Plato in his highly influential Republic argued for the expulsion of poets from his idea of a utopian society, and for all the best reasons. He believed that poets could destroy the society; they are too emotional, they exhibit signs of insanity when they write (12); and he argued that poetry could mislead the young (16), and confuse the armed forces (16). Today, more than two thousand years later we find in the writing of the recently departed Sir Derek Walcott evidence that the Great Plato was correct in his assessment of the poets, and for these very reasons we say goodbye to Sir Walcott with great reluctance and sadness.

Poets are accused of overwhelming sensitivity and Walcott does confess at times to great feelings of bewilderment. The levels of opacity he attains express this affliction, and many think this aesthetic causes the work itself to become inaccessible and difficult, “dense like a frost glass but delicate / etched by a diamond” (“Tarpon”). This, after stating that he wishes he could write poetry that was “crisp as sand, clear as sunlight” (“Islands”).

And let us not forget that he often seems incapable of making up his mind. In his early poetry, he admits to a certain difficulty in deciding where to declare his fealty, the options being Africa or Europe. “I who am poisoned with the blood of both,/ Where shall I turn, divided to the vein?” Later he announces that he just cannot choose, “how [do I] choose / Between this Africa and the English tongue I love? / Betray them both or give back what they give? (“Far Cry from Africa”) But surely the utterance of such perplexity is an acceptable reaction to racial purism, black or white, and the first step in handling sensitive race and cultural relations in our complex, diverse and plural region.

Plato argued that emotional people are of precious little use for building strong societies, and Walcott is very emotional in his poetry.
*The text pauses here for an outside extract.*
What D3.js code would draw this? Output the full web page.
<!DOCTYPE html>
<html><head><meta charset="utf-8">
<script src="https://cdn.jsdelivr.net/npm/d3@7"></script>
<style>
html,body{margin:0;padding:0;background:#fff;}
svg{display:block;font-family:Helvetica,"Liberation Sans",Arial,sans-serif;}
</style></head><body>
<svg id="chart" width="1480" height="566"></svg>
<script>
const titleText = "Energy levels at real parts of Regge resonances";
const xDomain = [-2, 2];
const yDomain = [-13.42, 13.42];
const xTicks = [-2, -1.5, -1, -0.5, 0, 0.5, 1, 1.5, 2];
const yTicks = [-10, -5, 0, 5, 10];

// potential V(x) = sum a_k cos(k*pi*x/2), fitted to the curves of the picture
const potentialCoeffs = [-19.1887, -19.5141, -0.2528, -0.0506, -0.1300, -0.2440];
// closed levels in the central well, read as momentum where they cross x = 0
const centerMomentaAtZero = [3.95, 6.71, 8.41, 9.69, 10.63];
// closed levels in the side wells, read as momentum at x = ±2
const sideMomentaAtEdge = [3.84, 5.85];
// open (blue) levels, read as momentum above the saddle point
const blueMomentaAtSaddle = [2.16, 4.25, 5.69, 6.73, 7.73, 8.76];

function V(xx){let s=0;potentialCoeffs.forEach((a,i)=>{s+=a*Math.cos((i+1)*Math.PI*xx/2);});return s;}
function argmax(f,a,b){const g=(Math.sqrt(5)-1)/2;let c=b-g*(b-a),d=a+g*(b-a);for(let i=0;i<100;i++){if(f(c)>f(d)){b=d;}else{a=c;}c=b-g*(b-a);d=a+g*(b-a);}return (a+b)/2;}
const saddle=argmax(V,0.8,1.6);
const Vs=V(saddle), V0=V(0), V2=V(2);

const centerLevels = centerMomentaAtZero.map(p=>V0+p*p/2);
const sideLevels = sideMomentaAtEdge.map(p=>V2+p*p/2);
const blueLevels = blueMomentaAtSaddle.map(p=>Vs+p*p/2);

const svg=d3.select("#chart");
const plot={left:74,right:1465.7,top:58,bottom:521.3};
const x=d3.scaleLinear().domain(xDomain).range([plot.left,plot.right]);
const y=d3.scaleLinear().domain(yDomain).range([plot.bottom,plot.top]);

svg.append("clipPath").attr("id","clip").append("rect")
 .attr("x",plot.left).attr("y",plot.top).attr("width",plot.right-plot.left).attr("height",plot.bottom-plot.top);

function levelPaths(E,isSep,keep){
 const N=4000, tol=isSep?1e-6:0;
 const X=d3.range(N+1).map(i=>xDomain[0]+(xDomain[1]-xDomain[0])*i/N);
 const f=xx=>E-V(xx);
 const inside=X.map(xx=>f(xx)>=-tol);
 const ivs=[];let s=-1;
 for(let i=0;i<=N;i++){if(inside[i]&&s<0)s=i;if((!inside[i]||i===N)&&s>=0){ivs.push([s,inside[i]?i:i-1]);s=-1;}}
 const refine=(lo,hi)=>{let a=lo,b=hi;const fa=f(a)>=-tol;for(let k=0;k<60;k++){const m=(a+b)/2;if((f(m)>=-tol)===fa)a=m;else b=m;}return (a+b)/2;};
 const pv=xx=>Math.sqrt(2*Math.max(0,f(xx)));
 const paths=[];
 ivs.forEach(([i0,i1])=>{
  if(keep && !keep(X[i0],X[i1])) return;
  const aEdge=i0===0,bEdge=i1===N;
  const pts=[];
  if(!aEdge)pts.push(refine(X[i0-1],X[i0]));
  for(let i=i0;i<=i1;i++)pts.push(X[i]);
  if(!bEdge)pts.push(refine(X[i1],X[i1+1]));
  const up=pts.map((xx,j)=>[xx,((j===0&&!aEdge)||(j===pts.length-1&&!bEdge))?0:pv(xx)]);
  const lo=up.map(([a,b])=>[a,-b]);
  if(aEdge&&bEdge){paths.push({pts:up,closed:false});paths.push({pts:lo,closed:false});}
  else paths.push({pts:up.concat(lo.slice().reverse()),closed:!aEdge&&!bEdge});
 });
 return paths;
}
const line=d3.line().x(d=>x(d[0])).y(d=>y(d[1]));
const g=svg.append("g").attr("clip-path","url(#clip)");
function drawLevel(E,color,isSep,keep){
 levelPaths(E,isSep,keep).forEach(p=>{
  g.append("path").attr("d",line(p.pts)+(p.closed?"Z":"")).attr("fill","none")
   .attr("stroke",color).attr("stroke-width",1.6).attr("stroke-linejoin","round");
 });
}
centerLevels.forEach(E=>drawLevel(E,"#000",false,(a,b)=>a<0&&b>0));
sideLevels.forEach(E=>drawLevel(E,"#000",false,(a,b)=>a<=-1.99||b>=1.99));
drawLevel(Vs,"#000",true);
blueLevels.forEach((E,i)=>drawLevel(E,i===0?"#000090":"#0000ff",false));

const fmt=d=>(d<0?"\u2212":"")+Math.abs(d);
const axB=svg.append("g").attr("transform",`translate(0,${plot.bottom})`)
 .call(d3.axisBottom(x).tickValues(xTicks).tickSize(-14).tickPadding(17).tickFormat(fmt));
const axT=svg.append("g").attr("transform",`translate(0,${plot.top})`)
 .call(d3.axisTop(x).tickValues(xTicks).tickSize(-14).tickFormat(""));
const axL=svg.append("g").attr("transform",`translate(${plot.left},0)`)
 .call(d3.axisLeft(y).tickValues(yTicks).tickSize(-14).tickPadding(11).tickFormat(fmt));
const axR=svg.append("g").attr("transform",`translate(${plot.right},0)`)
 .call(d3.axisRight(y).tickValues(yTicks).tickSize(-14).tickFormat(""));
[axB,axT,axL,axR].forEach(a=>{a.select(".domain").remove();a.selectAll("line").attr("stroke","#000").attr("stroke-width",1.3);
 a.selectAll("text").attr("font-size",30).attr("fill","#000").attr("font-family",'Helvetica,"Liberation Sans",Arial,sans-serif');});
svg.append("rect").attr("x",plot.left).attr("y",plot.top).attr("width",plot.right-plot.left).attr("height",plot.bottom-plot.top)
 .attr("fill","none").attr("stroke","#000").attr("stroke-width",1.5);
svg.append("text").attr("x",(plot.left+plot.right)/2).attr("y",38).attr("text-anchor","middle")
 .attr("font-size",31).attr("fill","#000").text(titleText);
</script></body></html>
In The Prodigal he expresses tremendous personal grief for the loss of his brother, mother and friends. But we Caribbean people cannot afford to expel the scholar who also expresses grief for and explores the poverty and transgenerational suffering inherent to regional histories of hostile and violent colonialism. And the madness that would argue for the employment of a kind of selective amnesia (“The Muse of History” 39) for the pain history causes, Plato would never permit. In “Ruins of a Great House” he is keenly affected by the ruined evidence of the plantation system. He expresses anger, hate, rage but finally, fortunately, compassion. He confesses that love is at the heart of his work, for “Love is good/ but love of your own people is greater.”(284) Perhaps Plato would not judge too harshly for the overabundance of this emotion in our Caribbean poets.

Plato must not reside over our system of values as he seems to ask for propaganda instead of poetry in his ideal society. Walcott is too honest about the hypocrisy of the communities we have created and our disrespect for the environment to be capable of propaganda. He states,

Our emerald sands

are stained with sewage from each tin-shacked Rome;

corruption, censorship, and arrogance

make exile seem happier thought than home. (“Hotel Normandie Pool”)
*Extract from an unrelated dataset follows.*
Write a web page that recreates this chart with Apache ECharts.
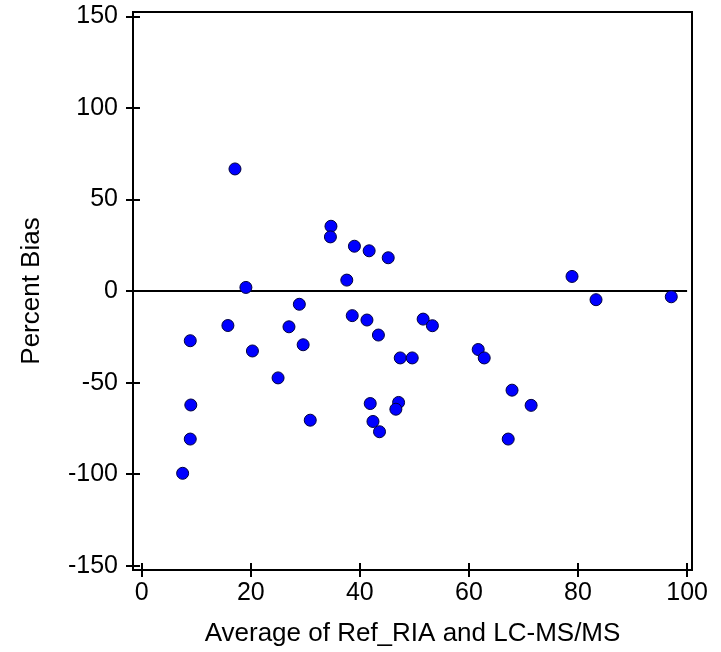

Poets are declared to be poor politicians, yet Walcott reminds us that “great poets” are “princes” not the vassals of empires built on mythic discourses (“Muse of History” 51). In fact, our great poets have also been historians, journalists, critics, activists: the witnesses, the watchers on the wall, the call to nation, and the visionaries of our own ideal societies.

So today we celebrate our poets, we are grateful that they inspire our youth and have charted the way for our politicians to follow. And for the cultural pillar that is Walcott, who is finally beckoned by the “line of light that shines from the other shore” (“Prodigal” 105), we wish him a safe and sure journey, exiled from this plane but perhaps not exiled from our hearts; and the greatest triumph of all, to be a living metaphor in the mouth of God.

Works Cited

Plato. Republic. Critical Theory Since Plato. Eds. Hazard Adams and Leroy Searle. 3rd ed. New York:

Thompson Wadsworth, 2005. Print

Walcott, Derek. Collected Poems: 1948-1984. New York: Farrar, Straus and Giroux, 1962. Print.

---Omeros. New York: Farrar, Straus and Giroux, 1990. Print.

--- The Prodigal. New York: Farrar, Straus and Giroux, 2004. Print.

--- “Muse of History.” What the Twilight Says: Essays. London: Faber and Faber, 1998. Print.